“Education is deep in our DNA, and it has been since the very beginning,” said Phil Schiller, Apple’s SVP of Worldwide Marketing. On that thought Apple just announced iBooks 2.
This move is centered around reinvent the textbook. Schiller explained today that Apple sees textbooks as amazing devices, but they’re heavy, not searchable or durable. According to Apple the iPad is the perfect counter. It’s portable, durable, interactive, searchable, current and capable of containing even richer content.
“Kids are really going to love to learn with iBooks,” said Phil Schiller
The platform embraces interactive textbooks.
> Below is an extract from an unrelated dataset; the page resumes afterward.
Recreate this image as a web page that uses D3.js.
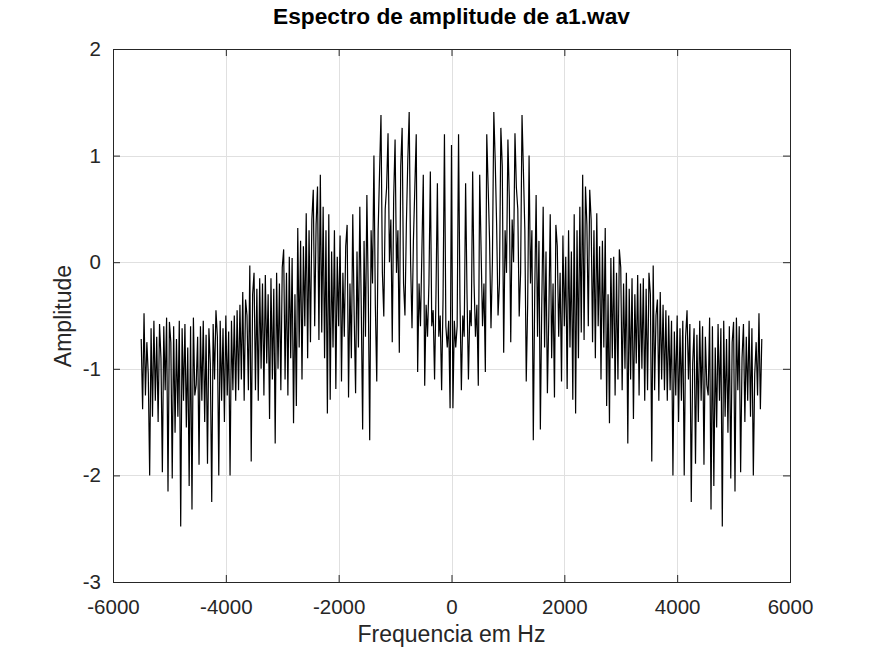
<!DOCTYPE html>
<html>
<head>
<meta charset="utf-8">
<script src="https://cdn.jsdelivr.net/npm/d3@7"></script>
<style>
  body { margin: 0; background: #fff; }
  text { font-family: "Liberation Sans", Arial, sans-serif; }
</style>
</head>
<body>
<div id="chart"></div>
<script>
// Amplitude spectrum bins, 25 Hz apart
const freqStart = -5500;
const freqStep = 25;

// -5500 .. -25 Hz
const ampNeg = [
  -0.72, -1.38, -0.48, -1.25, -0.75, -1.05, -2.0, -0.62, -1.45, -0.55,
  -1.3, -0.7, -1.5, -0.58, -0.9, -1.97, -0.6, -1.2, -0.52, -2.15,
  -0.56, -0.75, -2.03, -0.6, -1.6, -0.72, -1.45, -0.55, -2.48, -0.62,
  -1.3, -0.58, -1.55, -0.8, -2.1, -0.6, -2.32, -0.52, -1.25, -1.15,
  -0.7, -1.9, -0.6, -1.3, -0.55, -1.5, -0.68, -1.89, -0.62, -0.95,
  -2.25, -0.58, -1.1, -0.45, -0.7, -2.0, -0.55, -1.3, -0.62, -1.5,
  -0.5, -1.25, -0.65, -2.0, -0.55, -1.2, -0.5, -1.3, -0.45,
  -1.2, -0.4, -1.1, -0.28, -1.3, -0.35, -0.5, -1.2, -0.03, -1.87,
  -0.3, -0.1, -1.2, -0.25, -1.3, -0.15, -1.0, -0.2, -1.25, -0.12,
  -0.95, -0.3, -1.47, -0.15, -1.1, -0.25, -1.7, -0.1, -1.0, -0.2,
  -1.2, -0.05,
  0.12, -1.1, -0.1, -1.25, 0.05, -0.9, 0.04, -1.51, -0.3, -1.35,
  0.32, -0.8, 0.2, -1.1, 0.15, -0.6, 0.46, -0.9, 0.3, -0.75,
  0.4, 0.68, -0.6, 0.35, 0.71, -0.73, 0.82, -0.66,
  0.52, -0.9, 0.3, -1.42, 0.45, -1.29, 0.1, -0.8, 0.3, -1.19,
  0.05, -0.6, 0.25, -1.12, -0.1, -0.7, 0.15, 0.35, -1.27, -0.2,
  -0.9, 0.45, -0.5, -1.23, 0.1, -0.8, 0.52, -0.4, -1.57, 0.2,
  -0.7, 0.63, -0.3, -1.67, 0.3,
  -0.2, 1.0, -0.4, -1.12, 0.3, 0.85, 1.38, -0.1, -0.51, 0.5,
  0.7, 1.21, 0.0, 0.4, -0.75, 0.6, 1.15, -0.1, 0.3, -0.85,
  0.9, 1.26, -0.2, -0.5, 0.35, 0.95, 1.41, 0.0, -0.62,
  0.2, 0.7, 1.2, -1.03, -0.2, -0.6, 0.1, 0.82, -1.16, -0.4,
  -0.7, -0.2, 0.85, -0.6, -0.45, -1.1, -0.3, 0.74, -0.7, -0.5,
  -1.2, -0.35, 1.2, -0.6, -0.8, -0.55, -1.37
];

// 0 Hz
const ampDC = [1.1];

// 25 .. 5500 Hz
const ampPos = [
  -1.37, -0.55, -0.8, -0.6, 1.2, -0.35, -1.2, -0.5, -0.7, 0.74,
  -0.3, -1.1, -0.45, -0.6, 0.85, -0.2, -0.7, -0.4, -1.16, 0.82,
  0.1, -0.6, -0.2, -1.03, 1.2, 0.7, 0.2,
  -0.62, 0.0, 1.41, 0.95, 0.35, -0.5, -0.2, 1.26, 0.9, -0.85,
  0.3, -0.1, 1.15, 0.6, -0.75, 0.4, 0.0, 1.21, 0.7, 0.5,
  -0.51, -0.1, 1.38, 0.85, 0.3, -1.12, -0.4, 1.0, -0.2,
  0.3, -1.67, -0.3, 0.63, -0.7, 0.2, -1.57, -0.4, 0.52, -0.8,
  0.1, -1.23, -0.5, 0.45, -0.9, -0.2, -1.27, 0.35, 0.15, -0.7,
  -0.1, -1.12, 0.25, -0.6, 0.05, -1.19, 0.3, -0.8, 0.1, -1.29,
  0.45, -1.42, 0.3, -0.9, 0.52,
  -0.66, 0.82, -0.73, 0.71, 0.35, -0.6, 0.68, 0.4, -0.75, 0.3,
  -0.9, 0.46, -0.6, 0.15, -1.1, 0.2, -0.8, 0.32, -1.35, -0.3,
  -1.51, 0.04, -0.9, 0.05, -1.25, -0.1, -1.1, 0.12,
  -0.05, -1.2, -0.2, -1.0, -0.1, -1.7, -0.25, -1.1, -0.15, -1.47,
  -0.3, -0.95, -0.12, -1.25, -0.2, -1.0, -0.15, -1.3, -0.25, -1.2,
  -0.1, -0.3, -1.87, -0.03, -1.2, -0.5, -0.35, -1.3, -0.28, -1.1,
  -0.4, -1.2,
  -0.45, -1.3, -0.5, -1.2, -0.55, -2.0, -0.65, -1.25, -0.5, -1.5,
  -0.62, -1.3, -0.55, -2.0, -0.7, -0.45, -1.1, -0.58, -2.25, -0.95,
  -0.62, -1.89, -0.68, -1.5, -0.55, -1.3, -0.6, -1.9, -0.7, -1.15,
  -1.25, -0.52, -2.32, -0.6, -2.1, -0.8, -1.55, -0.58, -1.3, -0.62,
  -2.48, -0.55, -1.45, -0.72, -1.6, -0.6, -2.03, -0.75, -0.56, -2.15,
  -0.52, -1.2, -0.6, -1.97, -0.9, -0.58, -1.5, -0.7, -1.3, -0.55,
  -1.45, -0.62, -2.0, -1.05, -0.75, -1.25, -0.48, -1.38, -0.72
];

const xTicks = [-6000, -4000, -2000, 0, 2000, 4000, 6000];
const yTicks = [-3, -2, -1, 0, 1, 2];

const titleText = "Espectro de amplitude de a1.wav";
const xLabelText = "Frequencia em Hz";
const yLabelText = "Amplitude";

const width = 872, height = 654;
const margin = { top: 49, right: 82, bottom: 72, left: 113 };
const innerW = width - margin.left - margin.right;
const innerH = height - margin.top - margin.bottom;

const amp = ampNeg.concat(ampDC, ampPos);
const points = amp.map((a, i) => ({ f: freqStart + i * freqStep, a: a }));

// plain labels like Octave: "-6000", "2"
const plain = d => String(d);

const svg = d3.select("#chart")
  .append("svg")
  .attr("width", width)
  .attr("height", height);

svg.append("rect")
  .attr("width", width)
  .attr("height", height)
  .attr("fill", "#fff");

const x = d3.scaleLinear().domain([-6000, 6000]).range([0, innerW]);
const y = d3.scaleLinear().domain([-3, 2]).range([innerH, 0]);

const g = svg.append("g")
  .attr("transform", `translate(${margin.left},${margin.top})`);

// Grid lines
const gridColor = "#e0e0e0";

g.append("g")
  .attr("class", "grid")
  .attr("transform", `translate(0,${innerH})`)
  .call(d3.axisBottom(x).tickValues(xTicks).tickSize(-innerH).tickFormat(""));

g.append("g")
  .attr("class", "grid")
  .call(d3.axisLeft(y).tickValues(yTicks).tickSize(-innerW).tickFormat(""));

g.selectAll(".grid line")
  .attr("stroke", gridColor)
  .attr("shape-rendering", "crispEdges");

// Spectrum line
const line = d3.line()
  .x(d => x(d.f))
  .y(d => y(d.a));

g.append("path")
  .datum(points)
  .attr("fill", "none")
  .attr("stroke", "#000")
  .attr("stroke-width", 1.2)
  .attr("d", line);

// Axes with inward ticks on all four sides
const tickLen = 7;

const xAxis = g.append("g")
  .attr("class", "axis")
  .attr("transform", `translate(0,${innerH})`)
  .call(d3.axisBottom(x).tickValues(xTicks).tickSize(-tickLen).tickPadding(17).tickFormat(plain));

const yAxis = g.append("g")
  .attr("class", "axis")
  .call(d3.axisLeft(y).tickValues(yTicks).tickSize(-tickLen).tickPadding(12).tickFormat(plain));

g.append("g")
  .attr("class", "axis")
  .call(d3.axisTop(x).tickValues(xTicks).tickSize(-tickLen).tickFormat(""));

g.append("g")
  .attr("class", "axis")
  .attr("transform", `translate(${innerW},0)`)
  .call(d3.axisRight(y).tickValues(yTicks).tickSize(-tickLen).tickFormat(""));

g.selectAll(".domain").remove();
g.selectAll(".axis line").attr("stroke", "#262626");

[xAxis, yAxis].forEach(ax => {
  ax.selectAll("text")
    .attr("fill", "#262626")
    .style("font-size", "20.5px")
    .style("font-family", "'Liberation Sans', Arial, sans-serif");
});

// Box
g.append("rect")
  .attr("x", 0)
  .attr("y", 0)
  .attr("width", innerW)
  .attr("height", innerH)
  .attr("fill", "none")
  .attr("stroke", "#262626")
  .attr("stroke-width", 1)
  .attr("shape-rendering", "crispEdges");

// Title and axis labels
svg.append("text")
  .attr("x", margin.left + innerW / 2)
  .attr("y", 24)
  .attr("text-anchor", "middle")
  .attr("font-weight", "bold")
  .attr("font-size", "22.7px")
  .attr("fill", "#000")
  .text(titleText);

svg.append("text")
  .attr("x", margin.left + innerW / 2)
  .attr("y", 642)
  .attr("text-anchor", "middle")
  .attr("font-size", "23px")
  .attr("fill", "#262626")
  .text(xLabelText);

svg.append("text")
  .attr("transform", `translate(71,${margin.top + innerH / 2 + 0.5}) rotate(-90)`)
  .attr("text-anchor", "middle")
  .attr("font-size", "23px")
  .attr("fill", "#262626")
  .text(yLabelText);
</script>
</body>
</html>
Pinch to zoom on DNA strands, watch videos about the Hindenburg, experience learning in an interactive fashion. The words are still there. Apple is just making learning a bit more exciting.
Apple claims that this will reinvent textbooks. It will allow the iPad to become a text book of sorts. Schiller started out the conference by proudly proclaiming that at least 1.5 million educational institutions use iPads. The goal here is to make those iPads a bit more functional.
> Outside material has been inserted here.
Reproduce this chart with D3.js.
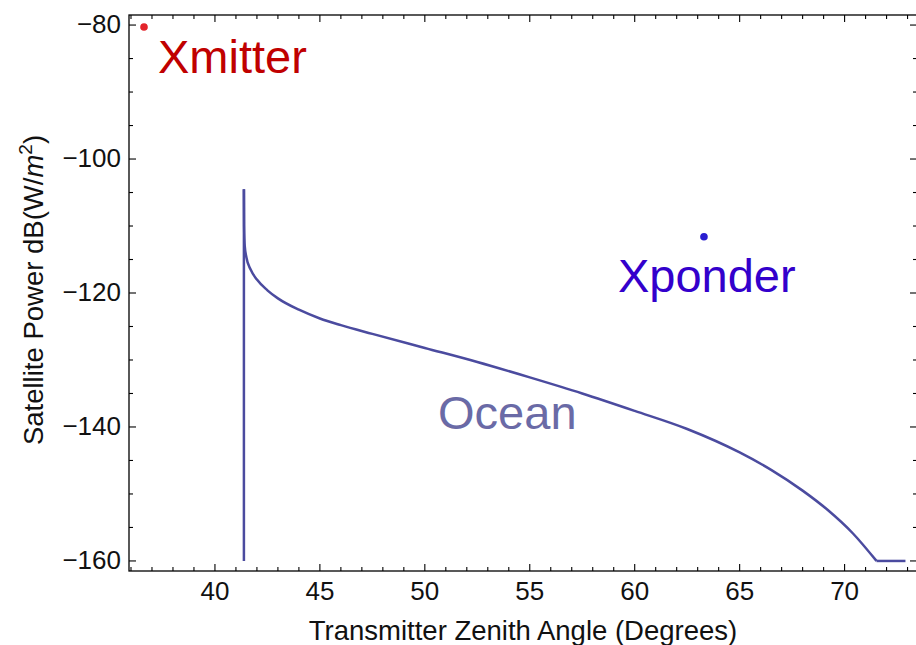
<!DOCTYPE html>
<html>
<head>
<meta charset="utf-8">
<script src="https://cdn.jsdelivr.net/npm/d3@7"></script>
<style>
  body { margin: 0; background: #fff; }
  svg { display: block; font-family: "Liberation Sans", Arial, sans-serif; }
  .tick-label { font-size: 26px; fill: #111; }
  .axis-title { font-size: 27.5px; fill: #111; }
  .note { font-size: 47px; }
</style>
</head>
<body>
<svg id="chart" width="916" height="645"></svg>
<script>
/* global d3 */
const PLOT = { left: 129, right: 917, top: 15, bottom: 571 };

// ocean curve (degrees, dB(W/m^2))
const oceanAngle = [41.38, 41.39, 41.42, 41.5, 41.7, 42.0, 42.5, 43.0, 44.0, 45.0,
  46.0, 47.5, 50, 52.5, 55, 57.5, 60, 62.5, 65, 66.5,
  68, 69.2, 70.4, 71.52];
const oceanPower = [-104.5, -110, -113.0, -114.7, -116.5, -118.0, -119.6, -120.8, -122.5, -123.8,
  -124.8, -126.1, -128.2, -130.3, -132.6, -135.0, -137.6, -140.3, -143.8, -146.4,
  -149.5, -152.4, -155.9, -160];
// vertical jump and the floor at the end
const oceanDropAngle = [41.38, 41.38];
const oceanDropPower = [-160, -104.5];
const oceanFloorAngle = [71.52, 72.9];
const oceanFloorPower = [-160, -160];

// single points
const pointNames = ['Xmitter', 'Xponder'];
const pointAngle = [36.62, 63.3];
const pointPower = [-80.3, -111.6];

const xTicks = [40, 45, 50, 55, 60, 65, 70];
const yTicks = [-80, -100, -120, -140, -160];

const COLORS = {
  ocean: '#4b4b9f',
  oceanText: '#6a6aa6',
  Xmitter: { dot: '#e3242b', text: '#c00000' },
  Xponder: { dot: '#2a1ed0', text: '#3300cc' }
};

const $svg = d3.select('#chart');

const scaleX = d3.scaleLinear().domain([35.905, 73.45]).range([PLOT.left, PLOT.right]);
const scaleY = d3.scaleLinear().domain([-161.5, -78.5]).range([PLOT.bottom, PLOT.top]);

const zip = (xs, ys) => xs.map((x, i) => [x, ys[i]]);

// frame and ticks
function drawFrame() {
  const $g = $svg.append('g').attr('class', 'frame');
  $g.append('rect')
    .attr('x', PLOT.left).attr('y', PLOT.top)
    .attr('width', PLOT.right - PLOT.left).attr('height', PLOT.bottom - PLOT.top)
    .attr('fill', 'none').attr('stroke', '#000').attr('stroke-width', 1.3);

  const xMinor = d3.range(36, 74, 1);
  const yMinor = d3.range(-160, -78, 5);
  const len = v => (v % 5 === 0 ? 7 : 4);
  const lenY = v => (v % 20 === 0 ? 7 : 4);

  // bottom + top
  [[PLOT.bottom, -1], [PLOT.top, 1]].forEach(([y0, dir]) => {
    $g.selectAll(null).data(xMinor).join('line')
      .attr('x1', d => scaleX(d)).attr('x2', d => scaleX(d))
      .attr('y1', y0).attr('y2', d => y0 + dir * len(d))
      .attr('stroke', '#000').attr('stroke-width', 1.1);
  });
  // left + right
  [[PLOT.left, 1], [PLOT.right, -1]].forEach(([x0, dir]) => {
    $g.selectAll(null).data(yMinor).join('line')
      .attr('y1', d => scaleY(d)).attr('y2', d => scaleY(d))
      .attr('x1', x0).attr('x2', d => x0 + dir * lenY(d))
      .attr('stroke', '#000').attr('stroke-width', 1.1);
  });

  $g.selectAll('text.xl').data(xTicks).join('text')
    .attr('class', 'tick-label xl')
    .attr('x', d => scaleX(d)).attr('y', 600)
    .attr('text-anchor', 'middle')
    .text(d => d);

  $g.selectAll('text.yl').data(yTicks).join('text')
    .attr('class', 'tick-label yl')
    .attr('x', PLOT.left - 8).attr('y', d => scaleY(d))
    .attr('dy', '0.3em')
    .attr('text-anchor', 'end')
    .text(d => d3.format('d')(d));

  $svg.append('text')
    .attr('class', 'axis-title')
    .attr('x', (PLOT.left + PLOT.right) / 2).attr('y', 640)
    .attr('text-anchor', 'middle')
    .text('Transmitter Zenith Angle (Degrees)');

  const $yt = $svg.append('text')
    .attr('class', 'axis-title')
    .attr('font-size', '28.5px')
    .attr('transform', `translate(43,${(PLOT.top + PLOT.bottom) / 2 - 3}) rotate(-90)`)
    .attr('text-anchor', 'middle');
  $yt.append('tspan').text('Satellite Power dB(W/');
  $yt.append('tspan').attr('font-style', 'italic').text('m');
  $yt.append('tspan').attr('font-size', '19px').attr('dy', '-11').text('2');
  $yt.append('tspan').attr('dy', '11').text(')');
}

function drawOcean() {
  const line = d3.line().x(d => scaleX(d[0])).y(d => scaleY(d[1]));
  const smooth = d3.line().x(d => scaleX(d[0])).y(d => scaleY(d[1])).curve(d3.curveMonotoneX);
  const $g = $svg.append('g').attr('class', 'ocean')
    .attr('fill', 'none').attr('stroke', COLORS.ocean)
    .attr('stroke-width', 2.5).attr('stroke-linejoin', 'round');

  $g.append('path').attr('d', line(zip(oceanDropAngle, oceanDropPower)));
  $g.append('path').attr('d', smooth(zip(oceanAngle, oceanPower)));
  $g.append('path').attr('d', line(zip(oceanFloorAngle, oceanFloorPower)));

  $svg.append('text')
    .attr('class', 'note')
    .attr('x', scaleX(50.63)).attr('y', scaleY(-140.3))
    .attr('fill', COLORS.oceanText)
    .text('Ocean');
}

function drawPoints() {
  const offsets = { Xmitter: [14, 46], Xponder: [-86, 55] };
  pointNames.forEach((name, i) => {
    const cx = scaleX(pointAngle[i]);
    const cy = scaleY(pointPower[i]);
    $svg.append('circle')
      .attr('cx', cx).attr('cy', cy).attr('r', 3.8)
      .attr('fill', COLORS[name].dot);
    $svg.append('text')
      .attr('class', 'note')
      .attr('x', cx + offsets[name][0]).attr('y', cy + offsets[name][1])
      .attr('fill', COLORS[name].text)
      .text(name);
  });
}

drawFrame();
drawOcean();
drawPoints();
</script>
</body>
</html>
The iBooks 2 also brings quizzes to the tablet, which are also interactive in a new way. Students might be asked to tap on a portion of the map to identify something.
Searching for definitions in iBooks 2 is as easy tapping the word and they aren’t limited to just a block of text. They can also include videos and pictures.
iBooks 2 is available starting today as a free download.
This announcement puts Kno in a bad position. iBooks 2 packs many of Kno’s prime features into a native iPad app. Kno might have the edge with content, though. The company has long worked with the top education publishers and has an impressive library of textbooks. Kno, as a 3rd party app, has the advantage of being able to embrace other platforms like the web and Android where iBooks 2 will likely remain only on the iPad. If Android is to explode, Kno might be able to springboard to victory (that’s a big “if” though).
Apple also announced that Pearson, McGraw Hill and Houghton Mifflin Harcourt have signed on as partners. “I can’t overemphasize the importance of these partners working with us,” said Schiller. Starting today, several high-school text books are available for downloading for $14.99 each. These books are currently in school and used by more than four million high school students. More will be available soon.